**WHAT TO WORK ON:** Write out, word for word, every line from the first one through the line that holds "from matplotlib.patches import", and nothing else; skip the pictures.

**MATERIAL PROVIDED:**
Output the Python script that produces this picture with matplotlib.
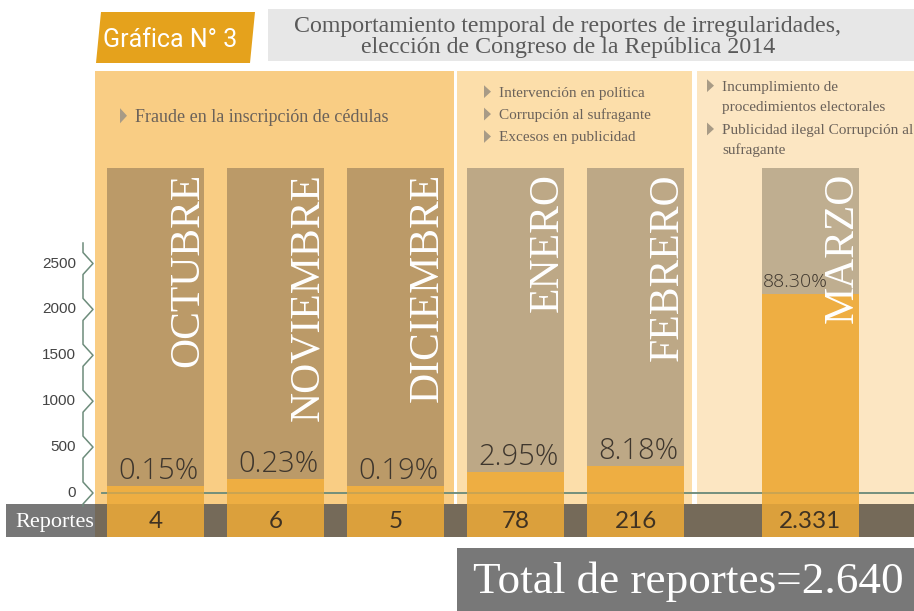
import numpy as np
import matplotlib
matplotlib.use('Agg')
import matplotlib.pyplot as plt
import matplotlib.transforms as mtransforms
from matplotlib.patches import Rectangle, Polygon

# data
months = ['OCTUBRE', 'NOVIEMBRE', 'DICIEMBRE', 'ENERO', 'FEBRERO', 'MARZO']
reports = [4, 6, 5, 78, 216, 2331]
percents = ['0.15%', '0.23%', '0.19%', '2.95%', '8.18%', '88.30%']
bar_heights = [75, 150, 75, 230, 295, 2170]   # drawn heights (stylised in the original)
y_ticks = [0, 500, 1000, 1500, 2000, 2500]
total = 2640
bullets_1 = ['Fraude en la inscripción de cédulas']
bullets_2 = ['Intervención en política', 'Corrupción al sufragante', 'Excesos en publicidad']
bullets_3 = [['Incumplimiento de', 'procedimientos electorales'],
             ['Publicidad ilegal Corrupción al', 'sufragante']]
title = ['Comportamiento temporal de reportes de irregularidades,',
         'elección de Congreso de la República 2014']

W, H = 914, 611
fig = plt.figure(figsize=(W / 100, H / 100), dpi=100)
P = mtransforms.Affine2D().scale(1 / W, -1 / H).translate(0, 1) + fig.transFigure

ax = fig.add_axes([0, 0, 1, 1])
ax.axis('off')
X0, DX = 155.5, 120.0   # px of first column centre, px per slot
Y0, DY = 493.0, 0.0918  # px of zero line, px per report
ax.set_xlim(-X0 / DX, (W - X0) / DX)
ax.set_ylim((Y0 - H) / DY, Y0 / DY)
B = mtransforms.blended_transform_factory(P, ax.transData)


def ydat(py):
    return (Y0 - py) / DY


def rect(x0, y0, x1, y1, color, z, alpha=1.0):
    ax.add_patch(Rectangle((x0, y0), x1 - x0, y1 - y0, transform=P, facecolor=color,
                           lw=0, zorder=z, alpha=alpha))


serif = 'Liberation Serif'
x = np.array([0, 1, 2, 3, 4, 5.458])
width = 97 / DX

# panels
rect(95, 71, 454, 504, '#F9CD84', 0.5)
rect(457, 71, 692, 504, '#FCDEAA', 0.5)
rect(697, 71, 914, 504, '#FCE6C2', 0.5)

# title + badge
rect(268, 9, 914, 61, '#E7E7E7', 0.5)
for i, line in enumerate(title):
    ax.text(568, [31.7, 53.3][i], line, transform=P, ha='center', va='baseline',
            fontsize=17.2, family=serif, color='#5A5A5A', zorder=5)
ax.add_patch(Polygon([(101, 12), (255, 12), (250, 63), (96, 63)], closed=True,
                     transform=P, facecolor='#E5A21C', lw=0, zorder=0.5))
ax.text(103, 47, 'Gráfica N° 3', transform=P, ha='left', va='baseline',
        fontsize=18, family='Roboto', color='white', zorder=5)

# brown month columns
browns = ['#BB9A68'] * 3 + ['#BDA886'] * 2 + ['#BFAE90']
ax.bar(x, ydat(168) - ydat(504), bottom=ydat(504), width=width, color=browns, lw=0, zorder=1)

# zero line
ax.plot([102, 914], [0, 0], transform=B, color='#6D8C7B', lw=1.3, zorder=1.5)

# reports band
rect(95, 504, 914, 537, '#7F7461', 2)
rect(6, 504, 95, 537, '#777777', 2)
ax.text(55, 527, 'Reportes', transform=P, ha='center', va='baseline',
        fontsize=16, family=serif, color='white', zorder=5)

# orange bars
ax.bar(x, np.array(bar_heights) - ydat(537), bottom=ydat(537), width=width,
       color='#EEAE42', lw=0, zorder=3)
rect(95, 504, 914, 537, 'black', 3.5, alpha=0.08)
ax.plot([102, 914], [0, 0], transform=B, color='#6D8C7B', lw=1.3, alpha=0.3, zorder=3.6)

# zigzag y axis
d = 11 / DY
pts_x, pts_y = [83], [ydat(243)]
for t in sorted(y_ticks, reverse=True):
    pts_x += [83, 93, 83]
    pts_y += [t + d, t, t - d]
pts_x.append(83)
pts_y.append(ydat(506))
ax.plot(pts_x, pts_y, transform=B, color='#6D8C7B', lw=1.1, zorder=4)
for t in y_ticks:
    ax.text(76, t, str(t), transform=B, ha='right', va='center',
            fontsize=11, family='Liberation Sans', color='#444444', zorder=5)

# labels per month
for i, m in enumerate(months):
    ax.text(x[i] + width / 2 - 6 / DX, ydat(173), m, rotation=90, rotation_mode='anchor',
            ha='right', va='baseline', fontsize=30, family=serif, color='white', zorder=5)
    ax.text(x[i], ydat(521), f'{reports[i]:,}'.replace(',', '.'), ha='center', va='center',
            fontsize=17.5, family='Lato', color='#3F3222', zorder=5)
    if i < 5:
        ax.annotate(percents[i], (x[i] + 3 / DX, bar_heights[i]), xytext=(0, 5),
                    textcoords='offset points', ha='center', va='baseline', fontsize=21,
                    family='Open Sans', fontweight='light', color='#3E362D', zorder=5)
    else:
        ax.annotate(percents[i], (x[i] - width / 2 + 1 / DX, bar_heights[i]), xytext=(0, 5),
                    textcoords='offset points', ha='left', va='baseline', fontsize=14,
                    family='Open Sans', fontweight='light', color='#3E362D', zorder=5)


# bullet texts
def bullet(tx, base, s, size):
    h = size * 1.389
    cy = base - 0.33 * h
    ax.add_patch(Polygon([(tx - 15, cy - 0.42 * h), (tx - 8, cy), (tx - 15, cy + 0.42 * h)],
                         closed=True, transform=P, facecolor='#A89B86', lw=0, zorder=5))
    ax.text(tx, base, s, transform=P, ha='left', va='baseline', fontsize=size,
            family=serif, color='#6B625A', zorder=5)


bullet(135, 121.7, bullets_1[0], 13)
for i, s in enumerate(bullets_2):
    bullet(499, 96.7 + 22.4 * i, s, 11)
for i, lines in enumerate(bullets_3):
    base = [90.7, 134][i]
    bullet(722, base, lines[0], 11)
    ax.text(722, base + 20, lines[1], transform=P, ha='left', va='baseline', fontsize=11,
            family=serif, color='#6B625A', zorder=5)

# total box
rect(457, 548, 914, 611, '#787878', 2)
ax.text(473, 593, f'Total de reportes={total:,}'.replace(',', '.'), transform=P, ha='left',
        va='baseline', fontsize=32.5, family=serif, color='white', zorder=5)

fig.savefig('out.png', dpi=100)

**TASK SOLUTION:**
Output the Python script that produces this picture with matplotlib.
import numpy as np
import matplotlib
matplotlib.use('Agg')
import matplotlib.pyplot as plt
import matplotlib.transforms as mtransforms
from matplotlib.patches import Rectangle, Polygon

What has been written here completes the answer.